El Reino de los Cielos es semejante a un tesoro escondido en un campo que, al encontrarlo un hombre, vuelve a esconderlo y, por la alegría que le da, va, vende todo lo que tiene y compra el campo aquel.
El Reino de los Cielos es semejante a un tesoro escondido en un campo que, al encontrarlo un hombre, vuelve a esconderlo y, por la alegría que le da, va, vende todo lo que tiene y compra el campo aquel.
¿Por dónde empezar esta reflexión? El Señor no puede ser más claro respecto al Reino de los Cielos. Se trata de un tesoro por el cual debíamos estar dispuestos a dejarlo todo. No hay nada en este mundo que merezca tanto la pena como el Reino de los Cielos.
De eso quiere convencernos y de eso debíamos estar convencidos como seguidores de Cristo.
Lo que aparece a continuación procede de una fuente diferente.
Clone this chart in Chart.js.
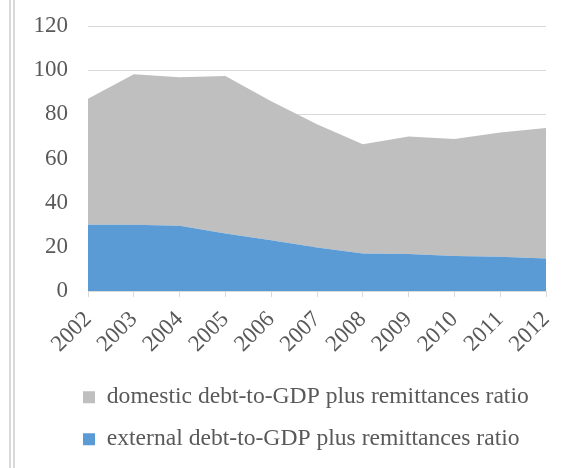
<!DOCTYPE html>
<html>
<head>
<meta charset="utf-8">
<script src="https://cdn.jsdelivr.net/npm/chart.js@4/dist/chart.umd.min.js"></script>
<style>
	body { margin: 0; background: #fff; }
	#wrap { position: relative; width: 581px; height: 468px; }
	.edge { position: absolute; top: 0; width: 2px; height: 468px; background: #d9d9d9; }
</style>
</head>
<body>
<div id="wrap">
	<div class="edge" style="left:9px"></div>
	<div class="edge" style="left:13px"></div>
	<canvas id="mycanvas" width="581" height="468"></canvas>
</div>
<script>
var years = ['2002', '2003', '2004', '2005', '2006', '2007', '2008', '2009', '2010', '2011', '2012'];
var external = [30.0, 30.0, 29.5, 26.0, 23.0, 19.7, 17.0, 16.7, 15.9, 15.5, 14.7];
var domestic = [57.1, 68.2, 67.3, 71.4, 62.9, 55.8, 49.4, 53.3, 52.9, 56.3, 59.1];
var yTicks = [0, 20, 40, 60, 80, 100, 120];

var serifFamily = "'Liberation Serif', 'Times New Roman', serif";
var textColor = '#595959';
var lineColor = '#d9d9d9';
var legendPad = 18.4;

Chart.defaults.font.family = serifFamily;
Chart.defaults.color = textColor;

// legend rows start a bit left of the plot, not at the canvas edge
var legendIndent = {
	id: 'legendIndent',
	afterLayout: function(chart) {
		var lg = chart.legend;
		var x = 83 - legendPad;
		lg.right += x - lg.left;
		lg.left = x;
	}
};

var chartdata = {
	labels: years,
	datasets: [
		{
			label: 'external debt-to-GDP plus remittances ratio',
			data: external,
			backgroundColor: '#5b9bd5',
			borderColor: '#5b9bd5',
			borderWidth: 0,
			pointRadius: 0,
			fill: 'origin'
		},
		{
			label: 'domestic debt-to-GDP plus remittances ratio',
			data: domestic,
			backgroundColor: '#bfbfbf',
			borderColor: '#bfbfbf',
			borderWidth: 0,
			pointRadius: 0,
			fill: '-1'
		}
	]
};

var ctx = document.getElementById('mycanvas');

var areaGraph = new Chart(ctx, {
	type: 'line',
	data: chartdata,
	plugins: [legendIndent],
	options: {
		responsive: false,
		animation: false,
		layout: { padding: { top: 26, right: 35, bottom: 7, left: 10 } },
		plugins: {
			tooltip: { enabled: false },
			legend: {
				position: 'bottom',
				align: 'start',
				reverse: true,
				labels: {
					boxWidth: 12,
					boxHeight: 12,
					padding: legendPad,
					color: textColor,
					font: { family: serifFamily, size: 23.6 }
				}
			}
		},
		scales: {
			x: {
				offset: false,
				afterFit: function(scale) { scale.height = 76; },
				grid: { drawOnChartArea: false, color: lineColor, tickLength: 6 },
				border: { color: lineColor },
				ticks: {
					autoSkip: false,
					minRotation: 45,
					maxRotation: 45,
					padding: 9,
					color: textColor,
					font: { family: serifFamily, size: 23 }
				}
			},
			y: {
				stacked: true,
				min: yTicks[0],
				max: yTicks[yTicks.length - 1],
				afterFit: function(scale) {
					scale.width = 78;
					scale.paddingTop = 0;
					scale.paddingBottom = 0;
				},
				grid: { color: lineColor, drawTicks: false },
				border: { display: false },
				ticks: {
					stepSize: yTicks[1] - yTicks[0],
					padding: 20,
					color: textColor,
					font: { family: serifFamily, size: 23 }
				}
			}
		}
	}
});
</script>
</body>
</html>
Y efectivamente muchos lo estamos, sin embargo nos cuesta ser consecuentes en el tiempo. Es decir que no lo manifestamos en nuestro día a día, cada segundo de nuestras vidas.
Tal vez eso sea lo más difícil: ser consecuentes. Se nos ocurre en este momento que es como estar asidos a una cuerda sobre un precipicio. ¡No podemos soltarnos porque caeríamos y moriríamos! ¡Nosotros lo sabemos! Además, es evidente ante nuestros ojos.
Todo lo que tenemos que hacer es subir, sin desprendernos de la soga, lo que es posible, aun cuando a veces represente cierta dificultad. Debemos resistir. Es nuestro peso el que debemos cargar y estamos preparados para ello. Peo hay momentos en que la fatiga nos invade.
Entonces, en vez de subir, estamos tentados a dejarnos caer. Más aun, a saltar sobre unas burbujas de aire multicolores que suben ante nuestros ojos, que nos invitan a llevarnos cómodamente instalados a otro lugar.